Advocates for medical debt relief have always viewed their efforts as a stopgap solution. The founders of Undue Medical Debt often told us that, by working toward a healthcare system without medical debt, their ultimate goal was to put themselves out of business. Our finding of no benefits from downstream relief of medical debt should redouble the focus on upstream solutions that reduce prices and increase coverage to prevent people from getting medical debt in the first place.  

Undue Medical Debt, and other advocates, deserve credit for raising awareness about medical debt and pushing policymakers to reduce its burden. Spurred by advocates, the Consumer Financial Protection Bureau worked with credit bureaus to dramatically reduce the presence of medical debt on credit reports. Most people in our study were already benefiting from this reduced reporting and didn’t additionally benefit when their debt was relieved. However, for those where there was reporting, medical debt relief raised credit scores and increased credit limits, showing that these policies have yielded meaningful credit access benefits.  

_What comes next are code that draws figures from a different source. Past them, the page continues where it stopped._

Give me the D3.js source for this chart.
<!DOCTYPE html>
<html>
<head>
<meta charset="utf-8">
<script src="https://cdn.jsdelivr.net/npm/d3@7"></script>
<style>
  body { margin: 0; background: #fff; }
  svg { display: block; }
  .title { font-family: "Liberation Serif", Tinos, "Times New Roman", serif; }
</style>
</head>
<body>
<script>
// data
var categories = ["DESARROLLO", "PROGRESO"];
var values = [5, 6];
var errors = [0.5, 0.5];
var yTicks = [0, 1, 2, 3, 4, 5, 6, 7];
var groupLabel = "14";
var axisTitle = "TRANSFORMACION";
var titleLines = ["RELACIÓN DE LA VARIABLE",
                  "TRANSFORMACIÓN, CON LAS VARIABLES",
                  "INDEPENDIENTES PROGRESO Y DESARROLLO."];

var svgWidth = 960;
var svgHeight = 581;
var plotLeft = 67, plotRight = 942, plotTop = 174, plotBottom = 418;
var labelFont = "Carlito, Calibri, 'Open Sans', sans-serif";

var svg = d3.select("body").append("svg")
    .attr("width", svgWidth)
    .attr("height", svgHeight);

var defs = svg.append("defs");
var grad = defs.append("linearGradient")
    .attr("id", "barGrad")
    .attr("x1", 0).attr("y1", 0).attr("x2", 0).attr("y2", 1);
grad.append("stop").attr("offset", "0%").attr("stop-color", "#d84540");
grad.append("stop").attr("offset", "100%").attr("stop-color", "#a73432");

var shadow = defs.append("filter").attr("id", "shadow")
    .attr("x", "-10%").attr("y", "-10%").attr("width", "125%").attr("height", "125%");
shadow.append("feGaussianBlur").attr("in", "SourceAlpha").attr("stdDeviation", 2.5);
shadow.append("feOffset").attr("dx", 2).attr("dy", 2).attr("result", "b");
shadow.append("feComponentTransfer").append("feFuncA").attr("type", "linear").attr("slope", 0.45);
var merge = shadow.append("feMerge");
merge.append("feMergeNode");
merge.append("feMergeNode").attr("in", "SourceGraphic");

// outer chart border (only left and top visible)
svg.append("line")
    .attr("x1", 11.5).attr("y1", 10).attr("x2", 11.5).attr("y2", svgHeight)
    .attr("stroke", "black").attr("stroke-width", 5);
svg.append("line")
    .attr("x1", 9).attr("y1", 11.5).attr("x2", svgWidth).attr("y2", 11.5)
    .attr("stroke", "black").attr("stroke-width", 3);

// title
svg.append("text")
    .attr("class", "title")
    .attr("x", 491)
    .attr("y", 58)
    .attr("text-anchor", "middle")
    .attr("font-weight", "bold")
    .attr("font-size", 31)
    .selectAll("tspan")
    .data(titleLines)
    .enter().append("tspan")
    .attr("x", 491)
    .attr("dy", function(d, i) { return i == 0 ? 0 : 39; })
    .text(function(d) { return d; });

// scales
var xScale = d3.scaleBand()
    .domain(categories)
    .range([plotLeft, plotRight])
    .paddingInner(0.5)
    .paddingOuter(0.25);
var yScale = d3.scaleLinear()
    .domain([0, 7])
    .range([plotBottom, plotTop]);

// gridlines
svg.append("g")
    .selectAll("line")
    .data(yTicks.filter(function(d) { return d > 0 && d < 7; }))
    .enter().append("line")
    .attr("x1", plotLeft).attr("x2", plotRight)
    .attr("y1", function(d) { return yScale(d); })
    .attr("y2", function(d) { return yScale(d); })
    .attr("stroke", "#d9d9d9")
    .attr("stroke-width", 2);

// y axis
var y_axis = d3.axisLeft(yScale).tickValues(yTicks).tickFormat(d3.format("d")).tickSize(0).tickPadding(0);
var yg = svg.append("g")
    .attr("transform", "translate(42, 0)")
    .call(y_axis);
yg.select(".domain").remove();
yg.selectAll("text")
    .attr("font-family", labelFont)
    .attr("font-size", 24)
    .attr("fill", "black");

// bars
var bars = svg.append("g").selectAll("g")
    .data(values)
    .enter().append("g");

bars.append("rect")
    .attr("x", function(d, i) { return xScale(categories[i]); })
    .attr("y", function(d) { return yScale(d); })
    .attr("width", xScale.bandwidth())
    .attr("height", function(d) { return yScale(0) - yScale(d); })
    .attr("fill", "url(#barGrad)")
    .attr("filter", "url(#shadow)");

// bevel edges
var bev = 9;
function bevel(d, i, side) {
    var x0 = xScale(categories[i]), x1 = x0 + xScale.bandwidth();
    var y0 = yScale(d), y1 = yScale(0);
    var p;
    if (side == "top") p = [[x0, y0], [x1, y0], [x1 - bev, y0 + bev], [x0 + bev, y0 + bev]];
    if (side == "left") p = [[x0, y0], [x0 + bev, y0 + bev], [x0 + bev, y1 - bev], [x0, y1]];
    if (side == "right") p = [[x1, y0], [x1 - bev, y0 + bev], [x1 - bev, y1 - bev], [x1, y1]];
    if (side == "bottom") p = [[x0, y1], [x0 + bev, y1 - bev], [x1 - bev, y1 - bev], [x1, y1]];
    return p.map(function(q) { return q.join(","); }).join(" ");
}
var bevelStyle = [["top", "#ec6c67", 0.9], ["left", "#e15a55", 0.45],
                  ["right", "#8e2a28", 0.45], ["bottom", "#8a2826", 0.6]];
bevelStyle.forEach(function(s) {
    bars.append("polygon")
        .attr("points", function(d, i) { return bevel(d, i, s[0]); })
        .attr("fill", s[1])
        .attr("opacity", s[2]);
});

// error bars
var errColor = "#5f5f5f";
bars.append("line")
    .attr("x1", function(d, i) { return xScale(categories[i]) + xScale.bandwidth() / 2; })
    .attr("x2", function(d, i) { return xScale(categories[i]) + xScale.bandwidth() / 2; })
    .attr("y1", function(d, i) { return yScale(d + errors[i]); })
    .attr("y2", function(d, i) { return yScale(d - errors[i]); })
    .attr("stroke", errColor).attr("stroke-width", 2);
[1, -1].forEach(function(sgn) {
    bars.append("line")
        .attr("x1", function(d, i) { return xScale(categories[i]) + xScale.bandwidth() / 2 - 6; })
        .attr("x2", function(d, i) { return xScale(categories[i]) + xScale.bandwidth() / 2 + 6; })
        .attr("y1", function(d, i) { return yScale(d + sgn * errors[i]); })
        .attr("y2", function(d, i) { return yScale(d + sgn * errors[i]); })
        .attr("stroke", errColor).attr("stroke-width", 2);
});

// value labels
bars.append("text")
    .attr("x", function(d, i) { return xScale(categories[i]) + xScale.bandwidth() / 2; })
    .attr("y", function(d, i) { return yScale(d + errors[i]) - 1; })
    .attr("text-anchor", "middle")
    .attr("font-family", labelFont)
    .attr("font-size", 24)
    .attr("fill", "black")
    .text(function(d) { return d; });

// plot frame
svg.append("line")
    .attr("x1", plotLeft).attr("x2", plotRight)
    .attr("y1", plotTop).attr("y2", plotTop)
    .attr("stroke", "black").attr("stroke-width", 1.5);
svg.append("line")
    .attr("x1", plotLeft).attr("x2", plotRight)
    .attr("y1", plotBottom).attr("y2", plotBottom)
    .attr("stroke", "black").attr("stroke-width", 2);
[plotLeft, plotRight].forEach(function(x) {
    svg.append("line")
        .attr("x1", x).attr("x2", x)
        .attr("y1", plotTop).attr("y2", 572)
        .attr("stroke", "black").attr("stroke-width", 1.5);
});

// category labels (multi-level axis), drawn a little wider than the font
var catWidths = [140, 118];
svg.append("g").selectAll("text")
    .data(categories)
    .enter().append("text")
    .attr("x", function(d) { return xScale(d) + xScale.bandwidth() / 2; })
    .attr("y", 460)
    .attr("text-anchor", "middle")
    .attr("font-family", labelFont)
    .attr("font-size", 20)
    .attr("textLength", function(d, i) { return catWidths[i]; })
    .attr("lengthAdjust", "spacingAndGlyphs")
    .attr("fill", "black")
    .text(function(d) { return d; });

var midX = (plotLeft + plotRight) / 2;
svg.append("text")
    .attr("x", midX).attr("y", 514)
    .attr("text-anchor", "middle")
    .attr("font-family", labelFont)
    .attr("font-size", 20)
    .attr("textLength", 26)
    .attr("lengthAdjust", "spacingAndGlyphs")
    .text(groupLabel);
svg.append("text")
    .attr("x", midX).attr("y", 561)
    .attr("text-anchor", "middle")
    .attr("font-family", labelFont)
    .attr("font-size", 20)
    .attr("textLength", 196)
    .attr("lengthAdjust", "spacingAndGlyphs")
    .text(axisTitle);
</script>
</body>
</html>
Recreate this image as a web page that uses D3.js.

Many experts and advocates were optimistic that medical debt relief could significantly improve health and finances at a cost of less than a penny on the dollar. While our study pours cold water on this prospect, the response should not be to give up, but, instead, to do the hard work to identify and advocate for more effective interventions and policies.  

For too many Americans, our healthcare system compounds the trauma of injury and illness with crushing medical bills. The solution cannot be to just treat the symptoms. We must rein in high prices and improve insurance coverage and hospital financial assistance so we can stamp out medical debt at the source.  

Raymond Kluender is an assistant professor of business administration at Harvard Business School.  

Neale Mahoney is a professor of Economics at Stanford University and incoming director at the Stanford Institute for Economic Policy Research. 

Francis Wong is an associate professor of economics at the Ludwig-Maximilians University of Munich.